>> Start COLLECTED DATA
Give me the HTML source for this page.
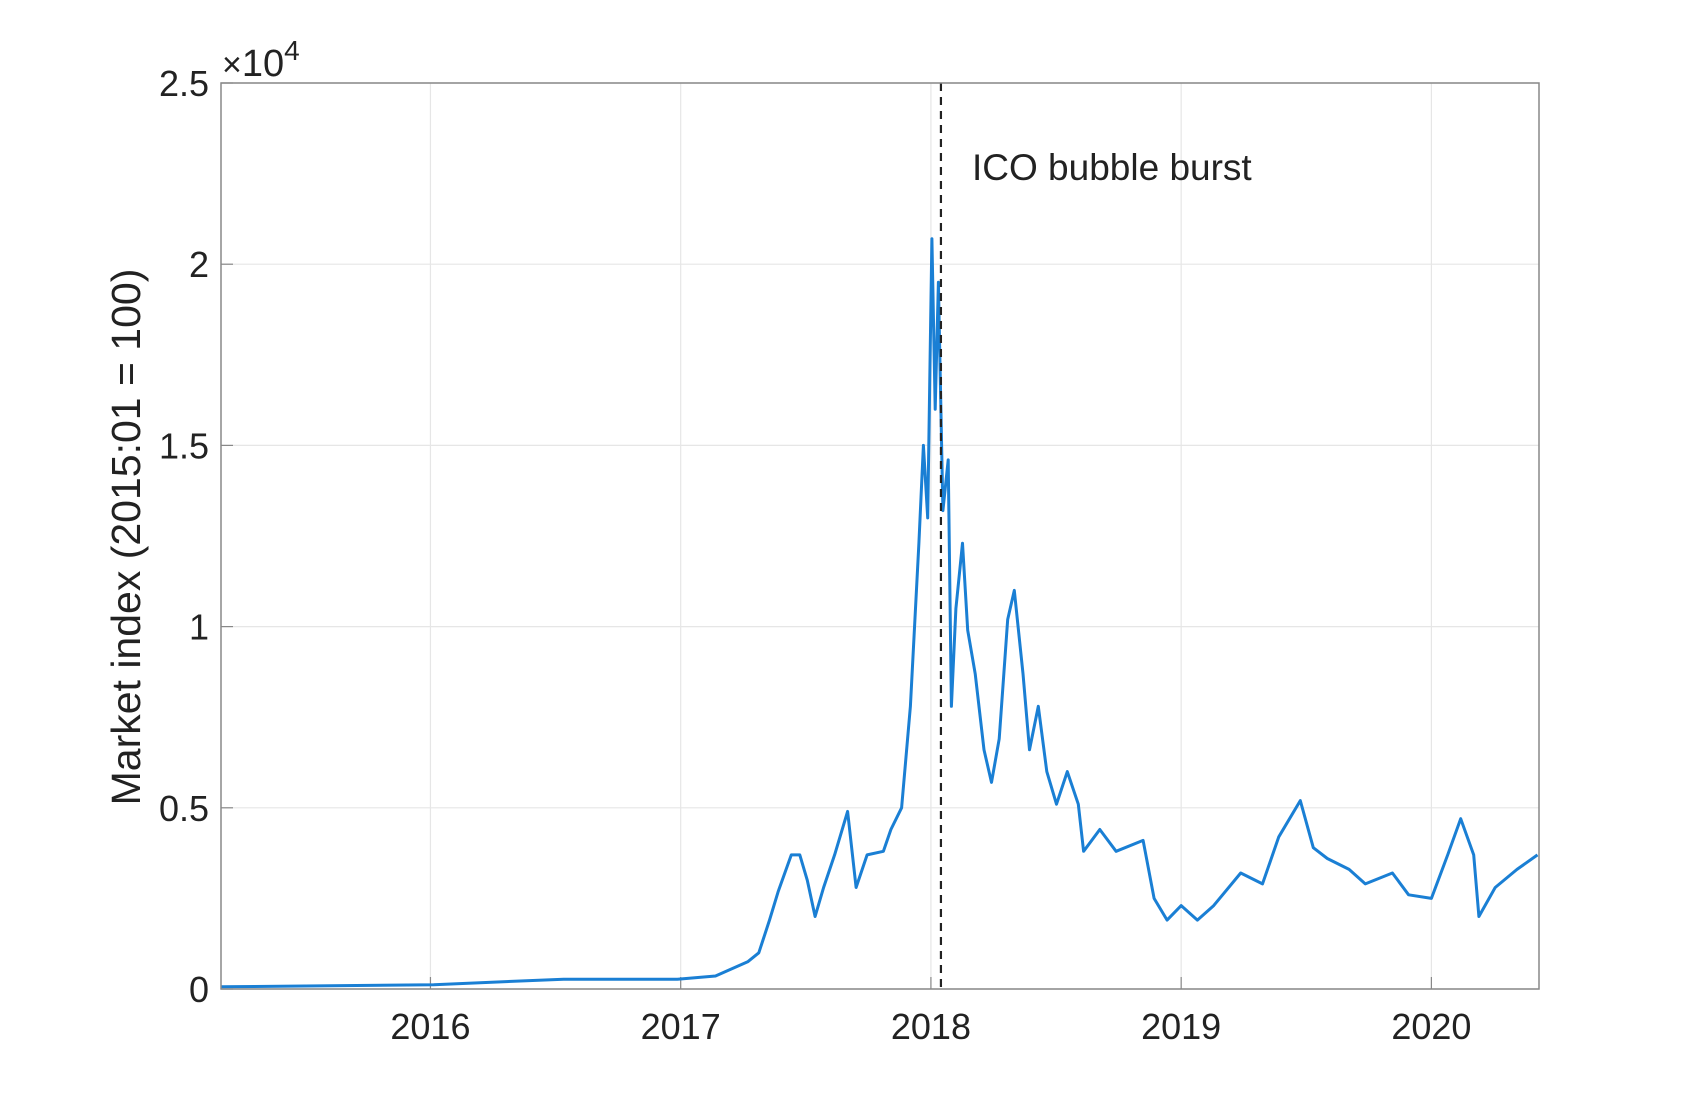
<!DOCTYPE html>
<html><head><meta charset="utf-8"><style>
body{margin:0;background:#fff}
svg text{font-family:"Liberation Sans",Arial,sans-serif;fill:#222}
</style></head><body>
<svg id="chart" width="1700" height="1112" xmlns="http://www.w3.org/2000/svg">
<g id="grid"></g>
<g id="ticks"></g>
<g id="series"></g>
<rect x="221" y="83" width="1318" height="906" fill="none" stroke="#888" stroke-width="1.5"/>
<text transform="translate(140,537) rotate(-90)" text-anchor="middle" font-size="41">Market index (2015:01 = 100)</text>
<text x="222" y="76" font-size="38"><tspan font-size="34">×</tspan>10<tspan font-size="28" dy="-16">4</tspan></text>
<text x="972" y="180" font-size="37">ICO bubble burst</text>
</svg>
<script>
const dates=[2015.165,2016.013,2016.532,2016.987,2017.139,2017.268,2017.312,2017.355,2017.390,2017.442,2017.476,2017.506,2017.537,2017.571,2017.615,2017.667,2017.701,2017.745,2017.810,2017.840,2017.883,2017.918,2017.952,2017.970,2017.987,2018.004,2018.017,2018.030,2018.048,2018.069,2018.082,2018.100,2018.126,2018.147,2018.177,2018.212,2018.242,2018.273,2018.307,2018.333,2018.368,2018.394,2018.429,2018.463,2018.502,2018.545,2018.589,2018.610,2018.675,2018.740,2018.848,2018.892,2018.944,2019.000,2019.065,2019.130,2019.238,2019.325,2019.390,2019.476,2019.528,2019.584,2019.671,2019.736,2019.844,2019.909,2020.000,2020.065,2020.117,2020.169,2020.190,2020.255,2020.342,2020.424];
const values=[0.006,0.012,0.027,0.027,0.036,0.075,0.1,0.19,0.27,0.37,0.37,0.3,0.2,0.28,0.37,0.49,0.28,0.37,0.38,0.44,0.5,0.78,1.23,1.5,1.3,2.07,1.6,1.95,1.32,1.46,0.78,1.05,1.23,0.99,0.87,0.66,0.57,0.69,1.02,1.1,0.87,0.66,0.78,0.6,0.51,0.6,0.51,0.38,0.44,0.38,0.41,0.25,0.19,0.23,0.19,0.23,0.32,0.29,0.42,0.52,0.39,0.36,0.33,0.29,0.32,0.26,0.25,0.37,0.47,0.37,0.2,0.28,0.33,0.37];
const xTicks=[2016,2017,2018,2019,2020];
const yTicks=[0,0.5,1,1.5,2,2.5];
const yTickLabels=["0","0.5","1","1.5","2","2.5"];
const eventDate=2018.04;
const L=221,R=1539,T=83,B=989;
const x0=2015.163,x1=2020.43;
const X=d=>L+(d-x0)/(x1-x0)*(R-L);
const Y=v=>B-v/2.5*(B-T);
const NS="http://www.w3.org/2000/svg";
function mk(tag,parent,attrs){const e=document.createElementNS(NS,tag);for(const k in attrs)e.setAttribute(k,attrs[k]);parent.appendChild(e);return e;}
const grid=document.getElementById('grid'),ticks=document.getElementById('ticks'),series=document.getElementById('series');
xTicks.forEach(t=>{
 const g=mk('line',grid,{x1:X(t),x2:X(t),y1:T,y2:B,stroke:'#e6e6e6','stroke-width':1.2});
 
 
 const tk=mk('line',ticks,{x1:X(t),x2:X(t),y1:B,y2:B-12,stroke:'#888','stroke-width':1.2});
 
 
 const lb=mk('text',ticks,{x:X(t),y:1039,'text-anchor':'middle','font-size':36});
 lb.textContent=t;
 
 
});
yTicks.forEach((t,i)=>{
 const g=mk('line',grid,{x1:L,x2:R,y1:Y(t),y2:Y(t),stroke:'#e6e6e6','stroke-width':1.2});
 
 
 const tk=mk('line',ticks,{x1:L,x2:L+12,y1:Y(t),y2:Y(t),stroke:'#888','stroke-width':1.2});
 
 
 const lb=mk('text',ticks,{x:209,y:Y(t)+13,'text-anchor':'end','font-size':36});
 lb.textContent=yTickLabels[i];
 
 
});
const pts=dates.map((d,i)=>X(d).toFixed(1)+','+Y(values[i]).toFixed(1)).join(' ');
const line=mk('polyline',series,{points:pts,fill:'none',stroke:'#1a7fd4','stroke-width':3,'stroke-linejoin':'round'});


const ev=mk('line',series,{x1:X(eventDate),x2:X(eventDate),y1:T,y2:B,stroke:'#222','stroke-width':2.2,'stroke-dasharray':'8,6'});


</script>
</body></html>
>> End COLLECTED DATA
Leave the pictures out and output the rest of the listing exactly.

Give me the HTML source for this page.
<!DOCTYPE html>
<html><head><meta charset="utf-8"><style>
body{margin:0;background:#fff}
svg text{font-family:"Liberation Sans",Arial,sans-serif;fill:#222}
</style></head><body>
<svg id="chart" width="1700" height="1112" xmlns="http://www.w3.org/2000/svg">
<g id="grid"></g>
<g id="ticks"></g>
<g id="series"></g>
<rect x="221" y="83" width="1318" height="906" fill="none" stroke="#888" stroke-width="1.5"/>
<text transform="translate(140,537) rotate(-90)" text-anchor="middle" font-size="41">Market index (2015:01 = 100)</text>
<text x="222" y="76" font-size="38"><tspan font-size="34">×</tspan>10<tspan font-size="28" dy="-16">4</tspan></text>
<text x="972" y="180" font-size="37">ICO bubble burst</text>
</svg>
<script>
const dates=[2015.165,2016.013,2016.532,2016.987,2017.139,2017.268,2017.312,2017.355,2017.390,2017.442,2017.476,2017.506,2017.537,2017.571,2017.615,2017.667,2017.701,2017.745,2017.810,2017.840,2017.883,2017.918,2017.952,2017.970,2017.987,2018.004,2018.017,2018.030,2018.048,2018.069,2018.082,2018.100,2018.126,2018.147,2018.177,2018.212,2018.242,2018.273,2018.307,2018.333,2018.368,2018.394,2018.429,2018.463,2018.502,2018.545,2018.589,2018.610,2018.675,2018.740,2018.848,2018.892,2018.944,2019.000,2019.065,2019.130,2019.238,2019.325,2019.390,2019.476,2019.528,2019.584,2019.671,2019.736,2019.844,2019.909,2020.000,2020.065,2020.117,2020.169,2020.190,2020.255,2020.342,2020.424];
const values=[0.006,0.012,0.027,0.027,0.036,0.075,0.1,0.19,0.27,0.37,0.37,0.3,0.2,0.28,0.37,0.49,0.28,0.37,0.38,0.44,0.5,0.78,1.23,1.5,1.3,2.07,1.6,1.95,1.32,1.46,0.78,1.05,1.23,0.99,0.87,0.66,0.57,0.69,1.02,1.1,0.87,0.66,0.78,0.6,0.51,0.6,0.51,0.38,0.44,0.38,0.41,0.25,0.19,0.23,0.19,0.23,0.32,0.29,0.42,0.52,0.39,0.36,0.33,0.29,0.32,0.26,0.25,0.37,0.47,0.37,0.2,0.28,0.33,0.37];
const xTicks=[2016,2017,2018,2019,2020];
const yTicks=[0,0.5,1,1.5,2,2.5];
const yTickLabels=["0","0.5","1","1.5","2","2.5"];
const eventDate=2018.04;
const L=221,R=1539,T=83,B=989;
const x0=2015.163,x1=2020.43;
const X=d=>L+(d-x0)/(x1-x0)*(R-L);
const Y=v=>B-v/2.5*(B-T);
const NS="http://www.w3.org/2000/svg";
function mk(tag,parent,attrs){const e=document.createElementNS(NS,tag);for(const k in attrs)e.setAttribute(k,attrs[k]);parent.appendChild(e);return e;}
const grid=document.getElementById('grid'),ticks=document.getElementById('ticks'),series=document.getElementById('series');
xTicks.forEach(t=>{
 const g=mk('line',grid,{x1:X(t),x2:X(t),y1:T,y2:B,stroke:'#e6e6e6','stroke-width':1.2});
 
 
 const tk=mk('line',ticks,{x1:X(t),x2:X(t),y1:B,y2:B-12,stroke:'#888','stroke-width':1.2});
 
 
 const lb=mk('text',ticks,{x:X(t),y:1039,'text-anchor':'middle','font-size':36});
 lb.textContent=t;
 
 
});
yTicks.forEach((t,i)=>{
 const g=mk('line',grid,{x1:L,x2:R,y1:Y(t),y2:Y(t),stroke:'#e6e6e6','stroke-width':1.2});
 
 
 const tk=mk('line',ticks,{x1:L,x2:L+12,y1:Y(t),y2:Y(t),stroke:'#888','stroke-width':1.2});
 
 
 const lb=mk('text',ticks,{x:209,y:Y(t)+13,'text-anchor':'end','font-size':36});
 lb.textContent=yTickLabels[i];
 
 
});
const pts=dates.map((d,i)=>X(d).toFixed(1)+','+Y(values[i]).toFixed(1)).join(' ');
const line=mk('polyline',series,{points:pts,fill:'none',stroke:'#1a7fd4','stroke-width':3,'stroke-linejoin':'round'});


const ev=mk('line',series,{x1:X(eventDate),x2:X(eventDate),y1:T,y2:B,stroke:'#222','stroke-width':2.2,'stroke-dasharray':'8,6'});


</script>
</body></html>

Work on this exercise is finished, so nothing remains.